Thing is, that branch is already a relatively invasive and may include
controversial API change. Typically, the way I decided to handle subtitle
text/rectangle allocation within AVSubtitle is "different" but I couldn't come
up with a better solution. Basically, we have to fit them in AVFrame for a
clean integration within FFmpeg ecosystem, but subtitles are not simple buffers
like audio and video can be: they have to be backed by more complex dynamic
structures.

Also unfortunately, addressing the problem through an iterative process is
extremely difficult in the current situation due to historical technical debt.
You may have noticed that the decode and encode subtitles API are a few
generations behind the audio and video ones. The reason it wasn't modernized
earlier was because it was already a pita in the past.

The subtitles refactor requires to see the big picture and all the problems at
once. Since the core change (subtitles in AVFrame) requires the introduction of
a new subtitles structure and API, it also involve addressing the shortcomings
of the original API (or maybe we could tolerate a new API that actually looks
like the old?). So even if we ignore the subtitle-in-avframe thing, we don't
have a clear answer for a sane API that handles everything. Here is a
non-exhaustive list of stuff that we have to take into account while thinking
about that:

- text subtitles with and without markup
- sparsity, overlapping
- different semantics for duration (duration available, no known duration,
  event-based clearing, ...)
- closed captions / teletext
- bitmap subtitles and their potential colorspaces (each rectangle as an
  AVFrame is way overkill but technically that's exactly what it is)

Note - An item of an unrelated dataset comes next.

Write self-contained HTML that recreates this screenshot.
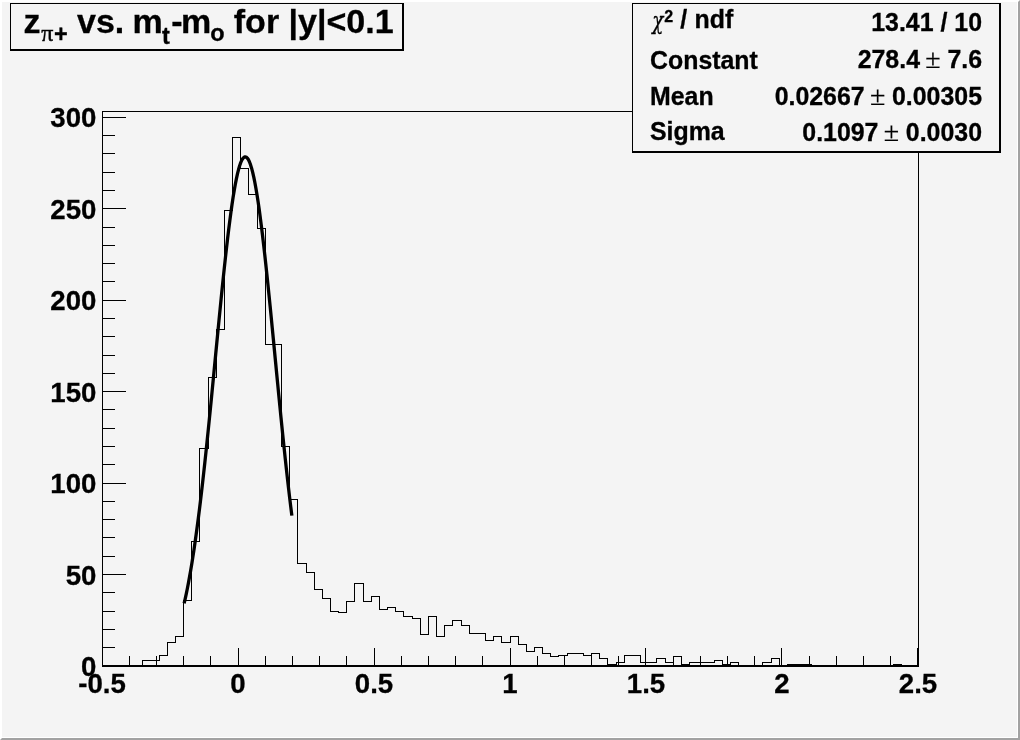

This should give you a hint on why the task has been quite overwhelming.
Subtitles were the reason I initially came into the multimedia world, and they
might have played a role in why I distanced myself from it.

That said, I'd say the main reason it was put in stand by was because I was
kind of alone in that struggle. While I got a lot of support from people, I
think the main help I needed would have been formalizing the API we wanted.
Like, code and API gymnastic is not that much of a problem, but deciding on
what to do, and what path we take to reach that point is/was the core issue.

And to be honest, I never really made up my mind on abandoning the work. So I'm
calling it again: if someone is interested in addressing the problem once and
for all, I can spend some time rebasing the current state and clarifying what has
been said in this mail in the details so we can work together on an API
contract we want between FFmpeg and our users. When we have this, I think
progress can be made again.

Regards,

-- 
Clément B.